OBJECTIVE
Without any pictures, restate the lines from the one containing "What matplotlib code" to the one containing "energy = np.linspace(930, 870, 121)", word for word, ends included.

>> begin

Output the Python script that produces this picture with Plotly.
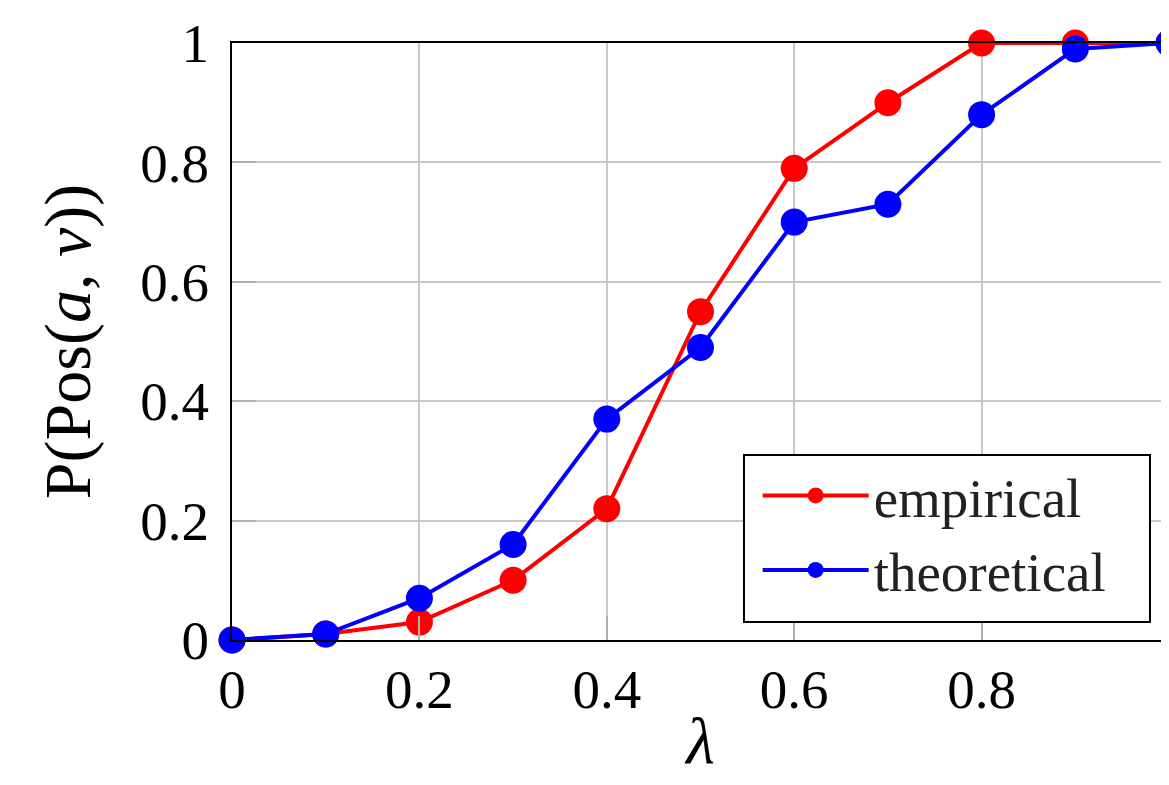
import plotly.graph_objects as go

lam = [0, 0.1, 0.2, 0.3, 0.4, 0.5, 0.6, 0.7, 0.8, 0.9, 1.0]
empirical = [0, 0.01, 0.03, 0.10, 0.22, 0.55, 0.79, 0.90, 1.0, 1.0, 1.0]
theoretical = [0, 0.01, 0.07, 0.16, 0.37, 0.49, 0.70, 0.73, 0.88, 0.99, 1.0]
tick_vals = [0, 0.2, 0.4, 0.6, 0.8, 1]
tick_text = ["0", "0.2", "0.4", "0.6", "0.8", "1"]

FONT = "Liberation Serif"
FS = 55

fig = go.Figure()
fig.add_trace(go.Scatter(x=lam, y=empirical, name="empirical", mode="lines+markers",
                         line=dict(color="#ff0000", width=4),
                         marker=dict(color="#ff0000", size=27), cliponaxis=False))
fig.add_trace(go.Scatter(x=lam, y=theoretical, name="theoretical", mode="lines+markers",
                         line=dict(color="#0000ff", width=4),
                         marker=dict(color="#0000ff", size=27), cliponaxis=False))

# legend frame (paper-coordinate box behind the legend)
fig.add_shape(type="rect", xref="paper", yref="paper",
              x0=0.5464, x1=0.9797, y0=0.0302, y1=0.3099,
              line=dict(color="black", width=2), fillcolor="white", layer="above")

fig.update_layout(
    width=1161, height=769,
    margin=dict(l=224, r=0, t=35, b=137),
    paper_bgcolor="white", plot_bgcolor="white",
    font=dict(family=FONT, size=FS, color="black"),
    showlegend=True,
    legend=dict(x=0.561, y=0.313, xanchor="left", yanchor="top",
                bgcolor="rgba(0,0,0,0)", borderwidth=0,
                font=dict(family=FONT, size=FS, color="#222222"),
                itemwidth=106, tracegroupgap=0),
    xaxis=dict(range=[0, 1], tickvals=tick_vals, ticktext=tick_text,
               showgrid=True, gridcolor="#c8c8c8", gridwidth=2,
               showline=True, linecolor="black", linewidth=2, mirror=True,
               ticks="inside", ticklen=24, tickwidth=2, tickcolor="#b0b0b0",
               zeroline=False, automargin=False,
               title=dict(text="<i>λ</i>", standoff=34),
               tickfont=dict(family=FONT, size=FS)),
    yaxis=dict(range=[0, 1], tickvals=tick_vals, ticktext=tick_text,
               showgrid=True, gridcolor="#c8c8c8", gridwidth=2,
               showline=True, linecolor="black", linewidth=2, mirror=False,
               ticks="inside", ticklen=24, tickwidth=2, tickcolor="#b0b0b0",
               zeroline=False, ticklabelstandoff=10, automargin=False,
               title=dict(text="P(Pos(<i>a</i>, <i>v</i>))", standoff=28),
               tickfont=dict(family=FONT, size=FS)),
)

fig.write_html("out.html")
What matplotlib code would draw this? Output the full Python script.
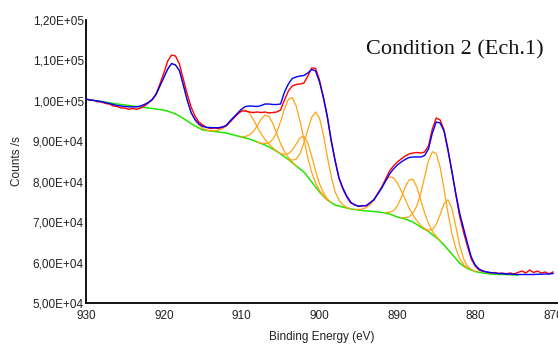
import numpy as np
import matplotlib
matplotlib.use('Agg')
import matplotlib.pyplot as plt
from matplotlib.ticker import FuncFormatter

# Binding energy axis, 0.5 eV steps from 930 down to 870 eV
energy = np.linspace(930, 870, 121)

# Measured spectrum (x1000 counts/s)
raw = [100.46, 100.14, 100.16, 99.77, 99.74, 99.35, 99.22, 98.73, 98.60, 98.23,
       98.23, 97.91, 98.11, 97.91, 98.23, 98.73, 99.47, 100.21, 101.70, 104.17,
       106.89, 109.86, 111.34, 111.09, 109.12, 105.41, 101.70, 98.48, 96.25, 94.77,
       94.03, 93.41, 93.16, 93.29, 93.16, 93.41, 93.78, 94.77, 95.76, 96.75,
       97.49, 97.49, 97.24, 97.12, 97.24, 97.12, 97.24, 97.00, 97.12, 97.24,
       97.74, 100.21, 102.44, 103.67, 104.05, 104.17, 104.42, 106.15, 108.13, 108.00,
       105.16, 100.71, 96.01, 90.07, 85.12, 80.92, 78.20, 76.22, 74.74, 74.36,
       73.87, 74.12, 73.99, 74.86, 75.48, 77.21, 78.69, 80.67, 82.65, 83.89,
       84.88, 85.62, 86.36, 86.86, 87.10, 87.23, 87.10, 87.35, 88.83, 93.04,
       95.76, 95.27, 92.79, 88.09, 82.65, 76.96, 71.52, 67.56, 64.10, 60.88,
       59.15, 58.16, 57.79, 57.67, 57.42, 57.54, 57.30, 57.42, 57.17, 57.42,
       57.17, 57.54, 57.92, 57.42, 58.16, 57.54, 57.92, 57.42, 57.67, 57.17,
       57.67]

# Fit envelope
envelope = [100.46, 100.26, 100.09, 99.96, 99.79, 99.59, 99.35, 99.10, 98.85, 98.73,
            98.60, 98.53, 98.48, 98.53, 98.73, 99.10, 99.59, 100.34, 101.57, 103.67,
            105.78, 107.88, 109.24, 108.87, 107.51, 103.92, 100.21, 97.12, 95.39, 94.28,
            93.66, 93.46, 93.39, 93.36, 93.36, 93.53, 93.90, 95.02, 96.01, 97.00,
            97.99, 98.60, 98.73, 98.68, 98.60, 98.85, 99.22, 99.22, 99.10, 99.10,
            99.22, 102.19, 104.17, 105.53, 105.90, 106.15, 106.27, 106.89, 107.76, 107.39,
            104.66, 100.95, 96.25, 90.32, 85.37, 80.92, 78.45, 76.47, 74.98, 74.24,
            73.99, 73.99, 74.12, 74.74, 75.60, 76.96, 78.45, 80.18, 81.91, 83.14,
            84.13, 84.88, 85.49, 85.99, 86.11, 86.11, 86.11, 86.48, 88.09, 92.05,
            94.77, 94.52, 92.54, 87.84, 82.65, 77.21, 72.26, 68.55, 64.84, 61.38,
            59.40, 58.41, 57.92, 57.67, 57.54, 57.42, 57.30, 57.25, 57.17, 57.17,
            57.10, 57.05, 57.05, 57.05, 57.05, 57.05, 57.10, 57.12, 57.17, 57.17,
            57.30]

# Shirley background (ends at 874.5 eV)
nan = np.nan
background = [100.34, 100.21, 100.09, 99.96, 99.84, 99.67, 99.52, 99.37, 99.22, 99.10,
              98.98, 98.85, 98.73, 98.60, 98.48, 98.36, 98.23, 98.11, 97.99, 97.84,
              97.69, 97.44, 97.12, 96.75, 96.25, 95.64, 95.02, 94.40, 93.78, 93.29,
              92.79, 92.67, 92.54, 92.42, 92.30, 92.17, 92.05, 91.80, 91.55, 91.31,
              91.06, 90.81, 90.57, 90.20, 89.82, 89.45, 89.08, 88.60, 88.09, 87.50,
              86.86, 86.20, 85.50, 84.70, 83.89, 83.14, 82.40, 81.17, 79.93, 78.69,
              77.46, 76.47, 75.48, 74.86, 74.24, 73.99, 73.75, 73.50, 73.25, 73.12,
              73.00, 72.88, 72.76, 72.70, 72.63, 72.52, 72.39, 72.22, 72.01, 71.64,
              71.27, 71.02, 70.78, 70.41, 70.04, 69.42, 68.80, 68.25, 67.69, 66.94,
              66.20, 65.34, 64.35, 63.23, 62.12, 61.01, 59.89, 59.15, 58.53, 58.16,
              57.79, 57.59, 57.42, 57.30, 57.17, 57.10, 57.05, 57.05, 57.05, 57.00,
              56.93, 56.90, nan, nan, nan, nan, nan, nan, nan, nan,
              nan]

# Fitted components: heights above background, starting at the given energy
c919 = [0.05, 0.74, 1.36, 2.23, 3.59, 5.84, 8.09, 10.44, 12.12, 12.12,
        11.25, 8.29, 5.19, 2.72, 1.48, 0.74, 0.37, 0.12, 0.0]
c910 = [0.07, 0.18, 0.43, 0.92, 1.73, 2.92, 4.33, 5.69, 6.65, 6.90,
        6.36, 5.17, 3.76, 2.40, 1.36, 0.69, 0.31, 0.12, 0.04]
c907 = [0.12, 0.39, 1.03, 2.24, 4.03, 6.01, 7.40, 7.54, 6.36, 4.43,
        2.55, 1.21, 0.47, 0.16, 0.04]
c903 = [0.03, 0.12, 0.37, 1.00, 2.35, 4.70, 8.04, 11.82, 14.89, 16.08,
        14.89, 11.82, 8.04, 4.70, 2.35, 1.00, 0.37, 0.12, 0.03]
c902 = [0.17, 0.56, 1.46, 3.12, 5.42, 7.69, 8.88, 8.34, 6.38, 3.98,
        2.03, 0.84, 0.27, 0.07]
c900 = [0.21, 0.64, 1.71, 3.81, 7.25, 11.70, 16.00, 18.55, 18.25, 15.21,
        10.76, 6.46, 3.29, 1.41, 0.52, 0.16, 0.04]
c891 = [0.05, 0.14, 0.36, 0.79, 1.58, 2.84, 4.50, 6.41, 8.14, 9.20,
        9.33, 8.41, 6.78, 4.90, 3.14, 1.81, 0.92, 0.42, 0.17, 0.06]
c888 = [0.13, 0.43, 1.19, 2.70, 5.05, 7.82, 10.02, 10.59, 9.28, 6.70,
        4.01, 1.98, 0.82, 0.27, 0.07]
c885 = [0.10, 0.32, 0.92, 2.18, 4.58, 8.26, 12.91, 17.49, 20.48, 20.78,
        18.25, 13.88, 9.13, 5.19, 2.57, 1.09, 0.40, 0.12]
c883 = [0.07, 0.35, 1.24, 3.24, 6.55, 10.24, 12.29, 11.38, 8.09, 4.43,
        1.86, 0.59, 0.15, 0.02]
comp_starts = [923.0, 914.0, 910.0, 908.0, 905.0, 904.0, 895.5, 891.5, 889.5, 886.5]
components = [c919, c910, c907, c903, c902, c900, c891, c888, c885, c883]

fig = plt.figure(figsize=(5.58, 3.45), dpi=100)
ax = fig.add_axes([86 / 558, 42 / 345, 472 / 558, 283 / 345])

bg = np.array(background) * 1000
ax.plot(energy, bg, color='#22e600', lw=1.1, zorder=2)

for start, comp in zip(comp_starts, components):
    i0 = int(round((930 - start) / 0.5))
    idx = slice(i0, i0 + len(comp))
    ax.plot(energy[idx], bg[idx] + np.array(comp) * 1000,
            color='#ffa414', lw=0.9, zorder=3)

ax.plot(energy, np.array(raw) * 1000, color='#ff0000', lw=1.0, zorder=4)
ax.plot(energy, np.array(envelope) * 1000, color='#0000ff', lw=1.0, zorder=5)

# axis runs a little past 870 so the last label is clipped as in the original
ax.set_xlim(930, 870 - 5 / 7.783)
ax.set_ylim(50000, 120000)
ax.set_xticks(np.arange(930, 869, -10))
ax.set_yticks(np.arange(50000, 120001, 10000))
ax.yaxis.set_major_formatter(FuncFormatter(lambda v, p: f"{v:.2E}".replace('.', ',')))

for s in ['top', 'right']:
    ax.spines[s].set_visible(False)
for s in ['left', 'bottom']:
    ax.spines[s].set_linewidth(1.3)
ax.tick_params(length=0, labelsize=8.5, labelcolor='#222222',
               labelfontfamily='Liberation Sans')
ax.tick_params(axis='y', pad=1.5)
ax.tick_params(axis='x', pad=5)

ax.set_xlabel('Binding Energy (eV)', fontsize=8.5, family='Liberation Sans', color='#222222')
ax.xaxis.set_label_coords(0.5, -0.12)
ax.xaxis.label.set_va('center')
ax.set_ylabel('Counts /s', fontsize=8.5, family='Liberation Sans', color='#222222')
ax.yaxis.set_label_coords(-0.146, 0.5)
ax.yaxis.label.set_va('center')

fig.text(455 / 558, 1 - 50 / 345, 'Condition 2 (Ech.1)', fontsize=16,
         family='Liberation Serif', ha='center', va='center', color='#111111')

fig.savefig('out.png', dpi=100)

>> end

WORKED SOLUTION
What matplotlib code would draw this? Output the full Python script.
import numpy as np
import matplotlib
matplotlib.use('Agg')
import matplotlib.pyplot as plt
from matplotlib.ticker import FuncFormatter

# Binding energy axis, 0.5 eV steps from 930 down to 870 eV
energy = np.linspace(930, 870, 121)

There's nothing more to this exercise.